Problem to solve
Begin with the first line and repeat exactly through the line containing "y_ticks = [0, 5, 10, 15, 20, 25, 30, 35, 40]"; leave every image out.

#####

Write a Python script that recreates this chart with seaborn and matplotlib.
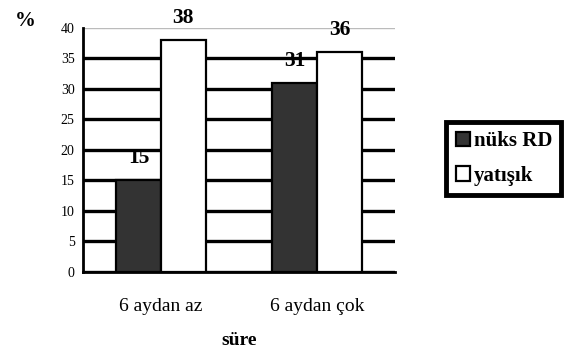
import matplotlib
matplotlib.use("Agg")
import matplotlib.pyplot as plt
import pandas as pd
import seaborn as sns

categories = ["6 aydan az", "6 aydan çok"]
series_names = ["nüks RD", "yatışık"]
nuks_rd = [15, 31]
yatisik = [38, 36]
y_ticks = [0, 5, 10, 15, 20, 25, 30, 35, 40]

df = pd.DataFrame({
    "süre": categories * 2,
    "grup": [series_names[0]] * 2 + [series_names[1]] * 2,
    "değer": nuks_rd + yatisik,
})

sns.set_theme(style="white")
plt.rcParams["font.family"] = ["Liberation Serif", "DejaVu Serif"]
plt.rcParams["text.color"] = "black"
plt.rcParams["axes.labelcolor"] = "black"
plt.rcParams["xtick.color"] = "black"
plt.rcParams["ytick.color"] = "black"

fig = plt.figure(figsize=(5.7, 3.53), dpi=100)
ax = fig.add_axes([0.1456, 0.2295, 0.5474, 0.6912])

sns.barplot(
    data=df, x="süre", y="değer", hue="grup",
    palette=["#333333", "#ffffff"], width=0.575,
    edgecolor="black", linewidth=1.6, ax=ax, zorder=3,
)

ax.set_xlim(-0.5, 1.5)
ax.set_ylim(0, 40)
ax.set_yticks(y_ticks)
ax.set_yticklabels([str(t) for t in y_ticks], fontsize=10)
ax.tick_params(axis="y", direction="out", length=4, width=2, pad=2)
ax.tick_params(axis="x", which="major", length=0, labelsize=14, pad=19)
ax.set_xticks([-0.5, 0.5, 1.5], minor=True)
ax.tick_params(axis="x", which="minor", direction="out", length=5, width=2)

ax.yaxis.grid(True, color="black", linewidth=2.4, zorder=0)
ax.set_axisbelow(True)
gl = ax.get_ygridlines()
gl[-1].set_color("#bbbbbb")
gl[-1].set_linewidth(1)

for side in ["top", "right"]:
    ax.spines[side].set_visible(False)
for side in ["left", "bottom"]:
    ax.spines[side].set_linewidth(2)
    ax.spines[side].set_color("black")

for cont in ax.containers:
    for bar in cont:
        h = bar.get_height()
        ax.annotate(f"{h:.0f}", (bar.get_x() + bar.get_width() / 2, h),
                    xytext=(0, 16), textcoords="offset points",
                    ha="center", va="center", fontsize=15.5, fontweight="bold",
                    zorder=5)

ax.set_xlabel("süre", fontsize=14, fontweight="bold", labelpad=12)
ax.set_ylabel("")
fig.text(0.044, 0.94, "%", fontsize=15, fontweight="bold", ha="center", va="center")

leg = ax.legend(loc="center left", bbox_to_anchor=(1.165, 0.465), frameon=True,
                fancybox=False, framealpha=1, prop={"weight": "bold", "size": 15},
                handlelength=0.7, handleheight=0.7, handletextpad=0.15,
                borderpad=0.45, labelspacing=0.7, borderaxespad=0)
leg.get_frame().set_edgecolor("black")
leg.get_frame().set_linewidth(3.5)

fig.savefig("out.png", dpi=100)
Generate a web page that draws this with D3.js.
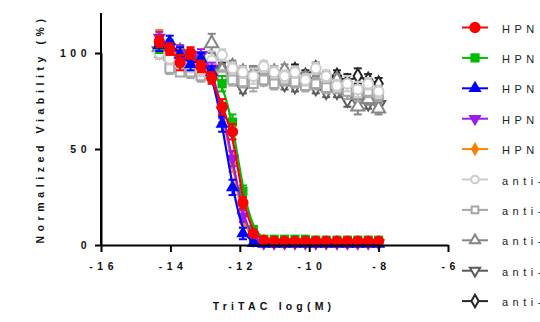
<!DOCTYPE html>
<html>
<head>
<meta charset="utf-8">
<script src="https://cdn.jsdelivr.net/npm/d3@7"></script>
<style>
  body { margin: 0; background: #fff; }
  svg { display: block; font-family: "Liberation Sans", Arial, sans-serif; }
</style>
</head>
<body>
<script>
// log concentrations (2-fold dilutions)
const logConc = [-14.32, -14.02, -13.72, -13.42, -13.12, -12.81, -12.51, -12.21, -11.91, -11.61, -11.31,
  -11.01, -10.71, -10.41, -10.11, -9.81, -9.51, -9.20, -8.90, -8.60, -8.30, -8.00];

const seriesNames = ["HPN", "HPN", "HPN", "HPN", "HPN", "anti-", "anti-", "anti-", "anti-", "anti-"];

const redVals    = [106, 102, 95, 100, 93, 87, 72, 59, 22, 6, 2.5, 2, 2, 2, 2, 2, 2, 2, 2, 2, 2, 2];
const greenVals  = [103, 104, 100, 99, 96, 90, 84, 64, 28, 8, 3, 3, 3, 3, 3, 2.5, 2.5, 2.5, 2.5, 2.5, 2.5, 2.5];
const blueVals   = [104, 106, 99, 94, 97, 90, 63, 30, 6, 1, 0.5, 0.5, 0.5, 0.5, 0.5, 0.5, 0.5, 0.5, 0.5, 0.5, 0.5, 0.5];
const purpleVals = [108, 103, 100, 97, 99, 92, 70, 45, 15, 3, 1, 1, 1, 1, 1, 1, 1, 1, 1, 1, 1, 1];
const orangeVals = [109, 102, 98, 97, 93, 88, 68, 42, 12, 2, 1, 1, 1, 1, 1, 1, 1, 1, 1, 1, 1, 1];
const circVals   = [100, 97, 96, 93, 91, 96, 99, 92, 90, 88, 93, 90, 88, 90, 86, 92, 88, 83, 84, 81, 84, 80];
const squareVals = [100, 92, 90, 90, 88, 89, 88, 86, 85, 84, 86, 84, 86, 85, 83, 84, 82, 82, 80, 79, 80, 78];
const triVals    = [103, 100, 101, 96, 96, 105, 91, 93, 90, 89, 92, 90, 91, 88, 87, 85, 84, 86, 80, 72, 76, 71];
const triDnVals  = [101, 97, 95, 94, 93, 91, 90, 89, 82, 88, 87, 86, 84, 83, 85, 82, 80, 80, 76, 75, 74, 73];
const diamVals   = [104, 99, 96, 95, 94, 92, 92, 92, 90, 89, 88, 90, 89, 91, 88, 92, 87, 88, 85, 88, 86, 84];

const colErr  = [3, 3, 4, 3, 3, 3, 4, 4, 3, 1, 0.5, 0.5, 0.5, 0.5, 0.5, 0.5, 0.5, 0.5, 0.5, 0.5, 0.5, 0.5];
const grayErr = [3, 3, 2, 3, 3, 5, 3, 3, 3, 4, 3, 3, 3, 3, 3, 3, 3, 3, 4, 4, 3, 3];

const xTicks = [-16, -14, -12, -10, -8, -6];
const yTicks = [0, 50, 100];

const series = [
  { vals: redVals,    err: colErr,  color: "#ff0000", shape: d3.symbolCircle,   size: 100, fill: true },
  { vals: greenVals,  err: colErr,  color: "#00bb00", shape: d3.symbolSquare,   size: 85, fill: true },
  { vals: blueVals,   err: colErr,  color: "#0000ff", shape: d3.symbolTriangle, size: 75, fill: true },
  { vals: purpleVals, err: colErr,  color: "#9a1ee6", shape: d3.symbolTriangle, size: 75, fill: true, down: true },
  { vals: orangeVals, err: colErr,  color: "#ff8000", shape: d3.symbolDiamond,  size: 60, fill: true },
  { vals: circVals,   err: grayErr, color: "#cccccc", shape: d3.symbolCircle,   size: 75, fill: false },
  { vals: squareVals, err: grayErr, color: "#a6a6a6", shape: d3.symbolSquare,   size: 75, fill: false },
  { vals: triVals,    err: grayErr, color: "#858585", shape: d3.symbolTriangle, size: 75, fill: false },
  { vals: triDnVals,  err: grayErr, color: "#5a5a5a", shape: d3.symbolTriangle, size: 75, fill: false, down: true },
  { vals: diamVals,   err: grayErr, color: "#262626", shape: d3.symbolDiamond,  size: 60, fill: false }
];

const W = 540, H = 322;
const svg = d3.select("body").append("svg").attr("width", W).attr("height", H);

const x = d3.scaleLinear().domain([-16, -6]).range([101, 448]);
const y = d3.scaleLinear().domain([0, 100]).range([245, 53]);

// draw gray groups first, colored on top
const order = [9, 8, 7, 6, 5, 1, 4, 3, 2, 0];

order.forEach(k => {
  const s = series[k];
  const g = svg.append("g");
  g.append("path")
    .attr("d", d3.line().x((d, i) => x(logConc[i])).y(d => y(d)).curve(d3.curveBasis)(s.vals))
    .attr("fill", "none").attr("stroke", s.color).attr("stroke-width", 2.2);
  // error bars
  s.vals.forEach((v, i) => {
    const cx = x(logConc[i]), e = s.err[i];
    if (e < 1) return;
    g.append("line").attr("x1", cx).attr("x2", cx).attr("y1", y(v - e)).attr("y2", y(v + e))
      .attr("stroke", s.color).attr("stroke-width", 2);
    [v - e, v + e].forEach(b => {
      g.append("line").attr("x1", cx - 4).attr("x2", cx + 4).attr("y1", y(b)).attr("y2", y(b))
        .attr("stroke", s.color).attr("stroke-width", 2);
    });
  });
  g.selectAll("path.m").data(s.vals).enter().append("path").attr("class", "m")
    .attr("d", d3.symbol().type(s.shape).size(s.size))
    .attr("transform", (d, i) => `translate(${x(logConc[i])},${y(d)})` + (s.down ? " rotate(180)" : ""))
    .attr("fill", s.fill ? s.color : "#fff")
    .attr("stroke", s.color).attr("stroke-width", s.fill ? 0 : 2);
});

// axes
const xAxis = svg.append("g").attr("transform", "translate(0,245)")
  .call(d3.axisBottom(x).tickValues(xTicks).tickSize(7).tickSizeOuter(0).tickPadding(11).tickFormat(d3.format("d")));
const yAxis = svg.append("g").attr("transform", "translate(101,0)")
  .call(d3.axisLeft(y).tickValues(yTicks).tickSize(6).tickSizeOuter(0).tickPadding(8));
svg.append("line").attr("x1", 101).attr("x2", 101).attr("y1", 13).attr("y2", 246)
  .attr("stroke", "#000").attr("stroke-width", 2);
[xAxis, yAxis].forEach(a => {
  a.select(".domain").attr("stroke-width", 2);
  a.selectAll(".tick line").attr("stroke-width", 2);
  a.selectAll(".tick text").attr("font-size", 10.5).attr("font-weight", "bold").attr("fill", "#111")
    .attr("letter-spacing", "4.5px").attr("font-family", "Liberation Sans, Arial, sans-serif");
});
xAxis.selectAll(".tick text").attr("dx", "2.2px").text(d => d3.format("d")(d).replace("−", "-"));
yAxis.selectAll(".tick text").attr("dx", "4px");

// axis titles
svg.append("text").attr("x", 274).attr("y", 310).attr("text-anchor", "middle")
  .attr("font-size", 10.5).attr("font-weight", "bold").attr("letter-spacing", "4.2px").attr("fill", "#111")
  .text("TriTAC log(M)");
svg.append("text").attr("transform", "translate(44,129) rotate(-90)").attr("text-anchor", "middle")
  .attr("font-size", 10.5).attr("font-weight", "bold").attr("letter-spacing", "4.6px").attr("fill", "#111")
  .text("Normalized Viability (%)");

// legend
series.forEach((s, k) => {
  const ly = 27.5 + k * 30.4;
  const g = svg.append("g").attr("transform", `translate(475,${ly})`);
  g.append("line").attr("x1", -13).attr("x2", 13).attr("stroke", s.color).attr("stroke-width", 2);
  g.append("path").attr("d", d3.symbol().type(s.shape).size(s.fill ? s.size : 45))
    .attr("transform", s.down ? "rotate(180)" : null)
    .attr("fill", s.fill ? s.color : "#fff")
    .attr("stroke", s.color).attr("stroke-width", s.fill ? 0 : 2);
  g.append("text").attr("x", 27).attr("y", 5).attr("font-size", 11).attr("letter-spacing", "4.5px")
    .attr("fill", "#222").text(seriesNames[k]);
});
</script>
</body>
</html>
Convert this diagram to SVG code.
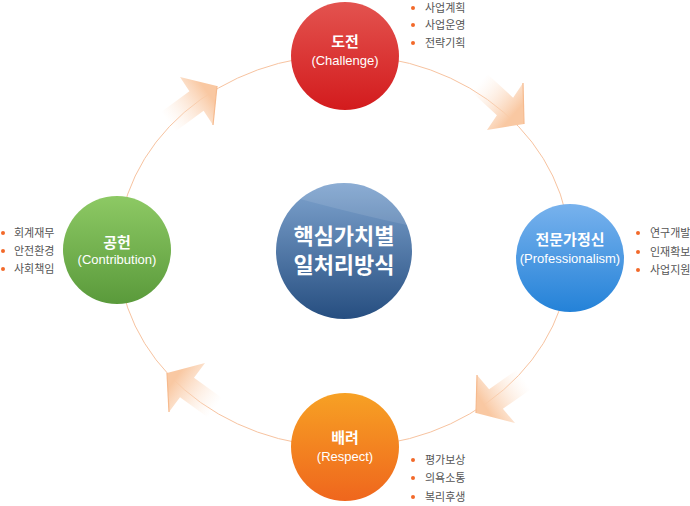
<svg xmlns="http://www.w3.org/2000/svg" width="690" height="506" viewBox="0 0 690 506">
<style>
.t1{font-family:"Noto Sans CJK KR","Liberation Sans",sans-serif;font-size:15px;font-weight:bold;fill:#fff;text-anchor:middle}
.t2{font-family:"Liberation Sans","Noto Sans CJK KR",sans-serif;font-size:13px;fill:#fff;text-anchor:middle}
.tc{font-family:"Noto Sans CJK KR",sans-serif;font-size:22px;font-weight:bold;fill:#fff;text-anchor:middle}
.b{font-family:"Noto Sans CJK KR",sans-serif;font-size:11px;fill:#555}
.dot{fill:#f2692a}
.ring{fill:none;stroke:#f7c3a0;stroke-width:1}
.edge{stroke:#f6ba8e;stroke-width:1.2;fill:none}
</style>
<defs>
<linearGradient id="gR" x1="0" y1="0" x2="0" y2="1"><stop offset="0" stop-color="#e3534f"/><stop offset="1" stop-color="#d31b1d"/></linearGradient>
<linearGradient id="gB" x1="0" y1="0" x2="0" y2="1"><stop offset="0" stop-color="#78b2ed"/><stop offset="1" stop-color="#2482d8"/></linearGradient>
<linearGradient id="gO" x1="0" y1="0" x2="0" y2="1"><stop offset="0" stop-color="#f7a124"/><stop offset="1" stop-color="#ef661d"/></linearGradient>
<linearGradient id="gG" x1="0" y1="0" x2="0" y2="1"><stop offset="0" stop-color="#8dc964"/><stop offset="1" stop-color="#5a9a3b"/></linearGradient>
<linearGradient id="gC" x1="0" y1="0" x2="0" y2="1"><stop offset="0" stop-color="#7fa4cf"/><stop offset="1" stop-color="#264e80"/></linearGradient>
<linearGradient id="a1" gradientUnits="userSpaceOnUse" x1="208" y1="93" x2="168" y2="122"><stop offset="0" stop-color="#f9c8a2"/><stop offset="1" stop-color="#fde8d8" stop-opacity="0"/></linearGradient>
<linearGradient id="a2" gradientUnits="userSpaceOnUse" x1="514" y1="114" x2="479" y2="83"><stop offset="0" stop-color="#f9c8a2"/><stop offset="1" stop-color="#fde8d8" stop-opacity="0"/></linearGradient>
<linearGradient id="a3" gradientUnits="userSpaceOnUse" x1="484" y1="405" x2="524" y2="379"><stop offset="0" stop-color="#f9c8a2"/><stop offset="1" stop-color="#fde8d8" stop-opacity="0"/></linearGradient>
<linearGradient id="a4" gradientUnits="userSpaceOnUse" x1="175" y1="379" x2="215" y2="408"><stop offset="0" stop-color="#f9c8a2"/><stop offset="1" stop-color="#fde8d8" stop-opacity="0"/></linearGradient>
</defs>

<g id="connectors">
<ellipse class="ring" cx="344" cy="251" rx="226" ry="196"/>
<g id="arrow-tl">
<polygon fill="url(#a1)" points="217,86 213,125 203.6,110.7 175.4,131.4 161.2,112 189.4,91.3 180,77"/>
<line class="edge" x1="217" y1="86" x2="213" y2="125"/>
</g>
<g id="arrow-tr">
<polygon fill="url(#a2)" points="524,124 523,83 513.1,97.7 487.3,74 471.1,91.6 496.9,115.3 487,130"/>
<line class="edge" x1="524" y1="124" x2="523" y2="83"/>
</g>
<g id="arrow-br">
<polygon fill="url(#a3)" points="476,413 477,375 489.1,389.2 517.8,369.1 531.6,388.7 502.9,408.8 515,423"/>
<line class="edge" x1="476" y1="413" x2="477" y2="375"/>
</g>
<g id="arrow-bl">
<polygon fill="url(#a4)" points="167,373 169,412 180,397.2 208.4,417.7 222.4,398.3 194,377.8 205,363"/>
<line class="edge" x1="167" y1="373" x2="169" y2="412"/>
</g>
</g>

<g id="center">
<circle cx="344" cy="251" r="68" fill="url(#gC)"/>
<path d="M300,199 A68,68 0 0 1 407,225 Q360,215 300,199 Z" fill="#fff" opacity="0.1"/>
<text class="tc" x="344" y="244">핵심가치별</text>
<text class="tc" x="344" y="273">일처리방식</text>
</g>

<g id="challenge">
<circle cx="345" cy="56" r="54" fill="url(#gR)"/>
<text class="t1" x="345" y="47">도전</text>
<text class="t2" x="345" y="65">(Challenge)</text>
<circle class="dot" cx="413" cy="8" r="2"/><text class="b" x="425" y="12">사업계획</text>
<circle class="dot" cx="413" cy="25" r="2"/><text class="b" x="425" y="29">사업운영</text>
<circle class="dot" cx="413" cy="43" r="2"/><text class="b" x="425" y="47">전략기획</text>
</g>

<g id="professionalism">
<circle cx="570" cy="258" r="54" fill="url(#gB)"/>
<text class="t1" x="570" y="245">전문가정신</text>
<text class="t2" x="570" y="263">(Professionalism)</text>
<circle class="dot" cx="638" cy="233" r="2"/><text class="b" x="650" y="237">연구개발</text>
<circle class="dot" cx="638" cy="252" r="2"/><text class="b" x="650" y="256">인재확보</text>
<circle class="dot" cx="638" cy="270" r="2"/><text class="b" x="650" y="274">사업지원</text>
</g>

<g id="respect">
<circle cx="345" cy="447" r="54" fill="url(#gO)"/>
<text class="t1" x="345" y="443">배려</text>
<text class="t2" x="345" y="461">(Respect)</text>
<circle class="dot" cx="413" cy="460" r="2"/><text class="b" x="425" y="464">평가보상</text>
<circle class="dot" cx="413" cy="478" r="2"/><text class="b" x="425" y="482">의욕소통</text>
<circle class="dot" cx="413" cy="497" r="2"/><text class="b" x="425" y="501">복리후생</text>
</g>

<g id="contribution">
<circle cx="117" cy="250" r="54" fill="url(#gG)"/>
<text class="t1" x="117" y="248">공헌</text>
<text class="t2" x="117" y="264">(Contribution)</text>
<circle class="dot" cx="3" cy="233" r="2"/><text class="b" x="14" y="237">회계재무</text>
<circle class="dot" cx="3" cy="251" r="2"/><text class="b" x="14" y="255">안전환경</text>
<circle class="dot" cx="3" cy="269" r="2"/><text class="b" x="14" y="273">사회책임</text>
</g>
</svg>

#####

Task solution
Write a Python script that recreates this chart with seaborn and matplotlib.
import matplotlib
matplotlib.use("Agg")
import matplotlib.pyplot as plt
import pandas as pd
import seaborn as sns

categories = ["6 aydan az", "6 aydan çok"]
series_names = ["nüks RD", "yatışık"]
nuks_rd = [15, 31]
yatisik = [38, 36]
y_ticks = [0, 5, 10, 15, 20, 25, 30, 35, 40]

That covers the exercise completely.